Om te voorkomen dat er een grote uitvoeringslast uit deze regeling voortvloeit ben ik voornemens deze bijdrage generiek uit te keren in de vorm van een vaste vergoeding van € 50,00 per werkdag voor de gehele periode. Deze bijdrage komt bij een verondersteld gemiddeld jaarsalaris van € 50 000 overeen met 25 procent van de salariskosten.
De in deze brief voorgestelde maatregelen hebben financiële consequenties. Met de maatregelen die samenhangen met een extra inzet van reservisten bij uitzending en voor back fill, waaronder het instellen van een Flexpool, is circa € 3,9 miljoen gemoeid. Voor employer support is naar verwachting structureel € 2,5 miljoen benodigd en eenmalig € 0,5 miljoen voor het opzetten van een goede communicatievoorziening. De financiering zal geschieden door herschikking van gelden binnen de begroting van het ministerie van Defensie.
De uitwerking en uitvoering van de maatregelen op het gebied van de uitbreiding van het reservistenbestand, de ruimere inzet van reservisten en de tegemoetkoming voor werkgevers die reservisten afstaan (employer support) zal enige tijd vergen. Aspecten als aansturing en beheer worden daar ook in meegenomen. Ik ben voornemens om na twee jaar de resultaten van de genomen maatregelen te evalueren. Een verdere ontwikkeling van de inzet van reservisten kan mede daarop worden gebaseerd.
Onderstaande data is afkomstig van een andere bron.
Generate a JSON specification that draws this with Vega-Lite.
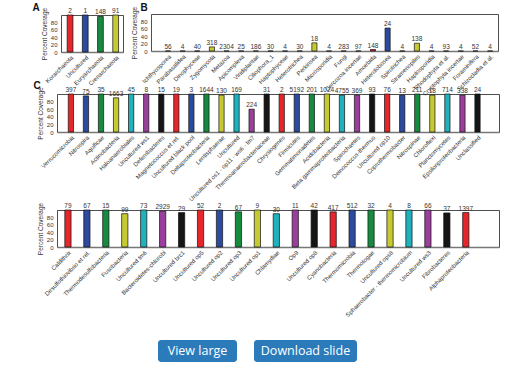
{
  "$schema": "https://vega.github.io/schema/vega-lite/v6.json",
  "autosize": "none",
  "padding": 0,
  "width": 532,
  "height": 366,
  "background": "white",
  "config": {
    "font": "Liberation Sans",
    "view": {"stroke": null},
    "axis": {"grid": false, "ticks": false, "labelFont": "Liberation Sans", "labelFontSize": 6, "labelColor": "#333", "titleFont": "Liberation Sans", "titleFontSize": 6.5, "titleFontWeight": "normal", "titleColor": "#333", "domainColor": "#222", "domainWidth": 0.8}
  },
  "datasets": {
    "A": [
      {"name": "Korarchaeota", "count": 2, "pct": 100},
      {"name": "Uncultured", "count": 1, "pct": 100},
      {"name": "Euryarchaeota", "count": 148, "pct": 96},
      {"name": "Crenarchaeota", "count": 91, "pct": 100}
    ],
    "B": [
      {"name": "Ichthyosporea", "count": 56, "pct": 0},
      {"name": "Parabasalidea", "count": 4, "pct": 0},
      {"name": "Dinophyceae", "count": 40, "pct": 0},
      {"name": "Zygomycota", "count": 318, "pct": 11},
      {"name": "Metazoa", "count": 2304, "pct": 0},
      {"name": "Apicomplexa", "count": 25, "pct": 0},
      {"name": "Viridiplantae", "count": 186, "pct": 0},
      {"name": "Ciliophora_1", "count": 30, "pct": 0},
      {"name": "Haptophyceae", "count": 4, "pct": 0},
      {"name": "Heterotrichea", "count": 30, "pct": 0},
      {"name": "Perkinsea", "count": 18, "pct": 22},
      {"name": "Microsporidia", "count": 4, "pct": 0},
      {"name": "Fungi", "count": 283, "pct": 0},
      {"name": "Cercozoa incertae", "count": 97, "pct": 0},
      {"name": "Amoebida", "count": 148, "pct": 4},
      {"name": "Heterolobosea", "count": 24, "pct": 62},
      {"name": "Spirotrichea", "count": 4, "pct": 0},
      {"name": "Stramenopiles", "count": 138, "pct": 21},
      {"name": "Haplosporidia", "count": 4, "pct": 0},
      {"name": "Rhodophyta et al.", "count": 93, "pct": 0},
      {"name": "Cryptophyta incertae", "count": 4, "pct": 0},
      {"name": "Foraminifera", "count": 52, "pct": 0},
      {"name": "Schizocladia et al.", "count": 4, "pct": 0}
    ],
    "C1": [
      {"name": "Verrucomicrobia", "count": 397, "pct": 100},
      {"name": "Nitrospira", "count": 75, "pct": 95},
      {"name": "Aquificae", "count": 35, "pct": 100},
      {"name": "Actinobacteria", "count": 1663, "pct": 90},
      {"name": "Haloanaerobiales", "count": 45, "pct": 100},
      {"name": "Uncultured ws1", "count": 8, "pct": 100},
      {"name": "Deferribacteres", "count": 15, "pct": 100},
      {"name": "Magnetococcus et rel.", "count": 19, "pct": 100},
      {"name": "Uncultured black pool", "count": 3, "pct": 100},
      {"name": "Deltaproteobacteria", "count": 1644, "pct": 100},
      {"name": "Lentisphaerae", "count": 130, "pct": 97},
      {"name": "Uncultured", "count": 169, "pct": 100},
      {"name": "Uncultured os1 - op11 - ws6 - tm7", "count": 224, "pct": 60},
      {"name": "Thermoanaerobacteriaceae", "count": 31, "pct": 100},
      {"name": "Chrysiogenes", "count": 2, "pct": 100},
      {"name": "Firmicutes", "count": 5192, "pct": 100},
      {"name": "Gemmatimonadetes", "count": 201, "pct": 100},
      {"name": "Acidobacteria", "count": 1024, "pct": 100},
      {"name": "Beta gammaproteobacteria", "count": 4755, "pct": 97},
      {"name": "Spirochaetes", "count": 369, "pct": 97},
      {"name": "Deinococcus-thermus", "count": 93, "pct": 100},
      {"name": "Uncultured op10", "count": 76, "pct": 100},
      {"name": "Coprothermobacter", "count": 13, "pct": 97},
      {"name": "Nitrospinae", "count": 211, "pct": 100},
      {"name": "Chloroflexi", "count": 18, "pct": 97},
      {"name": "Planctomycetes", "count": 714, "pct": 100},
      {"name": "Epsilonproteobacteria", "count": 338, "pct": 97},
      {"name": "Unclassified", "count": 24, "pct": 100}
    ],
    "C2": [
      {"name": "Caldithrix", "count": 79, "pct": 100},
      {"name": "Desulfothiovibrio et rel.", "count": 67, "pct": 100},
      {"name": "Thermodesulfobacteria", "count": 15, "pct": 100},
      {"name": "Fusobacteria", "count": 99, "pct": 90},
      {"name": "Uncultured tm6", "count": 73, "pct": 100},
      {"name": "Bacteroidetes-chlorobi", "count": 2929, "pct": 97},
      {"name": "Uncultured brc1", "count": 29, "pct": 93},
      {"name": "Uncultured op5", "count": 52, "pct": 100},
      {"name": "Uncultured op2", "count": 2, "pct": 100},
      {"name": "Uncultured op3", "count": 67, "pct": 95},
      {"name": "Uncultured op1", "count": 9, "pct": 100},
      {"name": "Chlamydiae", "count": 30, "pct": 90},
      {"name": "Op9", "count": 11, "pct": 100},
      {"name": "Uncultured op8", "count": 42, "pct": 100},
      {"name": "Cyanobacteria", "count": 417, "pct": 95},
      {"name": "Thermomicrobia", "count": 512, "pct": 100},
      {"name": "Thermotogae", "count": 32, "pct": 100},
      {"name": "Uncultured ops8", "count": 4, "pct": 100},
      {"name": "Sphaerobacter - thermomicrobium", "count": 8, "pct": 100},
      {"name": "Uncultured ws3", "count": 66, "pct": 100},
      {"name": "Fibrobacteres", "count": 37, "pct": 92},
      {"name": "Alphaproteobacteria", "count": 1397, "pct": 93}
    ],
    "btn": [
      {"label": "View large"},
      {"label": "Download slide"}
    ]
  },
  "layer": [
    {
      "data": {"name": "A"},
      "layer": [
        {
          "mark": {"type": "bar", "stroke": "#111", "strokeWidth": 0.7},
          "encoding": {
            "x": {"field": "name", "type": "nominal", "sort": null, "scale": {"range": [61, 123], "paddingInner": 0.62, "paddingOuter": 0.35, "align": 0.58}, "axis": {"orient": "bottom", "offset": -314, "title": null, "labelAngle": -45, "labelPadding": 2, "domainColor": "#777", "domainWidth": 1.5}},
            "y": {"field": "pct", "type": "quantitative", "scale": {"domain": [0, 100], "range": [52, 15]}, "axis": {"orient": "left", "offset": -61, "title": "Percent Coverage", "values": [0, 20, 40, 60, 80], "labelPadding": 4, "titlePadding": 3}},
            "color": {"field": "name", "type": "nominal", "sort": null, "scale": {"range": ["#e5262b", "#2c4b9e", "#178a40", "#c6ca32", "#1fb1bc", "#9a3f9b", "#151515"]}, "legend": null}
          }
        },
        {
          "mark": {"type": "text", "baseline": "bottom", "dy": -1, "fontSize": 6.5, "color": "#333"},
          "encoding": {
            "x": {"field": "name", "type": "nominal", "sort": null, "scale": {"range": [61, 123], "paddingInner": 0.62, "paddingOuter": 0.35, "align": 0.58}, "axis": {"orient": "top", "offset": -15, "labels": false, "title": "A", "titleX": 32, "titleY": -5, "titleAlign": "left", "titleBaseline": "alphabetic", "titleFontSize": 10, "titleFontWeight": "bold", "titleColor": "#111"}},
            "y": {"field": "pct", "type": "quantitative", "scale": {"domain": [0, 100], "range": [52, 15]}, "axis": {"orient": "right", "offset": -409, "labels": false, "title": null}},
            "text": {"field": "count", "type": "quantitative", "format": "d"}
          }
        }
      ],
      "resolve": {"axis": {"x": "independent", "y": "independent"}}
    },
    {
      "data": {"name": "B"},
      "layer": [
        {
          "mark": {"type": "bar", "stroke": "#111", "strokeWidth": 0.7},
          "encoding": {
            "x": {"field": "name", "type": "nominal", "sort": null, "scale": {"range": [151, 498], "paddingInner": 0.65, "paddingOuter": 0.675, "align": 0.73}, "axis": {"orient": "bottom", "offset": -315, "title": null, "labelAngle": -45, "labelPadding": 2, "domainColor": "#777", "domainWidth": 1.5}},
            "y": {"field": "pct", "type": "quantitative", "scale": {"domain": [0, 100], "range": [51, 14]}, "axis": {"orient": "left", "offset": -151, "title": "Percent Coverage", "values": [0, 20, 40, 60, 80], "labelPadding": 4, "titlePadding": 3}},
            "color": {"field": "name", "type": "nominal", "sort": null, "scale": {"range": ["#e5262b", "#2c4b9e", "#178a40", "#c6ca32", "#1fb1bc", "#9a3f9b", "#151515"]}, "legend": null}
          }
        },
        {
          "mark": {"type": "text", "baseline": "bottom", "dy": -1, "fontSize": 6.5, "color": "#333"},
          "encoding": {
            "x": {"field": "name", "type": "nominal", "sort": null, "scale": {"range": [151, 498], "paddingInner": 0.65, "paddingOuter": 0.675, "align": 0.73}, "axis": {"orient": "top", "offset": -14, "labels": false, "title": "B", "titleX": 140, "titleY": -4, "titleAlign": "left", "titleBaseline": "alphabetic", "titleFontSize": 10, "titleFontWeight": "bold", "titleColor": "#111"}},
            "y": {"field": "pct", "type": "quantitative", "scale": {"domain": [0, 100], "range": [51, 14]}, "axis": {"orient": "right", "offset": -34, "labels": false, "title": null}},
            "text": {"field": "count", "type": "quantitative", "format": "d"}
          }
        }
      ],
      "resolve": {"axis": {"x": "independent", "y": "independent"}}
    },
    {
      "data": {"name": "C1"},
      "layer": [
        {
          "mark": {"type": "bar", "stroke": "#111", "strokeWidth": 0.7},
          "encoding": {
            "x": {"field": "name", "type": "nominal", "sort": null, "scale": {"range": [57, 499], "paddingInner": 0.65, "paddingOuter": 1.31, "align": 0.374}, "axis": {"orient": "bottom", "offset": -234, "title": null, "labelAngle": -45, "labelPadding": 2, "domainColor": "#777", "domainWidth": 1.5}},
            "y": {"field": "pct", "type": "quantitative", "scale": {"domain": [0, 100], "range": [132, 94]}, "axis": {"orient": "left", "offset": -57, "title": "Percent Coverage", "values": [0, 20, 40, 60, 80], "labelPadding": 4, "titlePadding": 3}},
            "color": {"field": "name", "type": "nominal", "sort": null, "scale": {"range": ["#e5262b", "#2c4b9e", "#178a40", "#c6ca32", "#1fb1bc", "#9a3f9b", "#151515"]}, "legend": null}
          }
        },
        {
          "mark": {"type": "text", "baseline": "bottom", "dy": -1, "fontSize": 6.5, "color": "#333"},
          "encoding": {
            "x": {"field": "name", "type": "nominal", "sort": null, "scale": {"range": [57, 499], "paddingInner": 0.65, "paddingOuter": 1.31, "align": 0.374}, "axis": {"orient": "top", "offset": -94, "labels": false, "title": "C", "titleX": 33, "titleY": -6, "titleAlign": "left", "titleBaseline": "alphabetic", "titleFontSize": 10, "titleFontWeight": "bold", "titleColor": "#111"}},
            "y": {"field": "pct", "type": "quantitative", "scale": {"domain": [0, 100], "range": [132, 94]}, "axis": {"orient": "right", "offset": -33, "labels": false, "title": null}},
            "text": {"field": "count", "type": "quantitative", "format": "d"}
          }
        }
      ],
      "resolve": {"axis": {"x": "independent", "y": "independent"}}
    },
    {
      "data": {"name": "C2"},
      "layer": [
        {
          "mark": {"type": "bar", "stroke": "#111", "strokeWidth": 0.7},
          "encoding": {
            "x": {"field": "name", "type": "nominal", "sort": null, "scale": {"range": [57, 499], "paddingInner": 0.67, "paddingOuter": 2.49, "align": 0.206}, "axis": {"orient": "bottom", "offset": -119, "title": null, "labelAngle": -45, "labelPadding": 2, "domainColor": "#777", "domainWidth": 1.5}},
            "y": {"field": "pct", "type": "quantitative", "scale": {"domain": [0, 100], "range": [247, 210]}, "axis": {"orient": "left", "offset": -57, "title": "Percent Coverage", "values": [0, 20, 40, 60, 80], "labelPadding": 4, "titlePadding": 3}},
            "color": {"field": "name", "type": "nominal", "sort": null, "scale": {"range": ["#e5262b", "#2c4b9e", "#178a40", "#c6ca32", "#1fb1bc", "#9a3f9b", "#151515"]}, "legend": null}
          }
        },
        {
          "mark": {"type": "text", "baseline": "bottom", "dy": -1, "fontSize": 6.5, "color": "#333"},
          "encoding": {
            "x": {"field": "name", "type": "nominal", "sort": null, "scale": {"range": [57, 499], "paddingInner": 0.67, "paddingOuter": 2.49, "align": 0.206}, "axis": {"orient": "top", "offset": -210, "labels": false, "title": null}},
            "y": {"field": "pct", "type": "quantitative", "scale": {"domain": [0, 100], "range": [247, 210]}, "axis": {"orient": "right", "offset": -33, "labels": false, "title": null}},
            "text": {"field": "count", "type": "quantitative", "format": "d"}
          }
        }
      ],
      "resolve": {"axis": {"x": "independent", "y": "independent"}}
    },
    {
      "data": {"name": "btn"},
      "layer": [
        {
          "transform": [{"filter": "datum.label === 'View large'"}],
          "mark": {"type": "bar", "width": 79, "cornerRadius": 3, "color": "#2b7bba"},
          "encoding": {
            "x": {"field": "label", "type": "nominal", "scale": {"domain": ["View large", "Download slide"], "range": [143.5, 359.5], "paddingInner": 0, "paddingOuter": 0}, "axis": null},
            "y": {"datum": "btn", "type": "nominal", "scale": {"range": [340, 362], "paddingInner": 0, "paddingOuter": 0}, "axis": null}
          }
        },
        {
          "transform": [{"filter": "datum.label === 'Download slide'"}],
          "mark": {"type": "bar", "width": 103, "cornerRadius": 3, "color": "#2b7bba"},
          "encoding": {
            "x": {"field": "label", "type": "nominal", "scale": {"domain": ["View large", "Download slide"], "range": [143.5, 359.5], "paddingInner": 0, "paddingOuter": 0}, "axis": null},
            "y": {"datum": "btn", "type": "nominal", "scale": {"range": [340, 362], "paddingInner": 0, "paddingOuter": 0}, "axis": null}
          }
        },
        {
          "mark": {"type": "text", "color": "white", "font": "Open Sans", "fontSize": 12.5, "baseline": "middle"},
          "encoding": {
            "x": {"field": "label", "type": "nominal", "scale": {"domain": ["View large", "Download slide"], "range": [143.5, 359.5], "paddingInner": 0, "paddingOuter": 0}, "axis": null},
            "y": {"datum": "btn", "type": "nominal", "scale": {"range": [340, 362], "paddingInner": 0, "paddingOuter": 0}, "axis": null},
            "text": {"field": "label", "type": "nominal"}
          }
        }
      ]
    }
  ],
  "resolve": {
    "scale": {"x": "independent", "y": "independent", "color": "independent"},
    "axis": {"x": "independent", "y": "independent"}
  }
}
Recent heeft uw kamer nog aandacht gevraagd voor de rechtspositie van de reservist in relatie tot het flexibel personeelssysteem (FPS) en het convenant met de reservistenverenigingen.
De rechtspositie van de reservist zal aansluiten bij die van de beroepsmilitair. Concrete voorstellen op dit punt zijn inmiddels uitgewerkt en momenteel vindt overleg plaats met de centrales van overheidspersoneel. Daarnaast wordt de beleidsmatige uitwerking van de uitgangspunten van het FPS met de centrales besproken. Zodra hierover overeenstemming is bereikt, kan FPS ook voor de reservist worden uitgewerkt. Het streven is dit in 2009 te voltooien.
Voor de inzet van reservisten hebben Defensie en de Nederlandse Reservisten Federatie Krijgsmacht (NRFK) in het verleden een convenant afgesloten waarin afspraken zijn opgenomen over de jaarlijks te verlenen faciliteiten voor verenigingsactiviteiten. Met de nu voorgestelde gewijzigde inzet van reservisten zijn aanpassingen van het convenant wenselijk. In overleg met de NRFK wordt naar verwachting medio 2009 een nieuw convenant afgerond. Tot die tijd worden de oude afspraken gehandhaafd.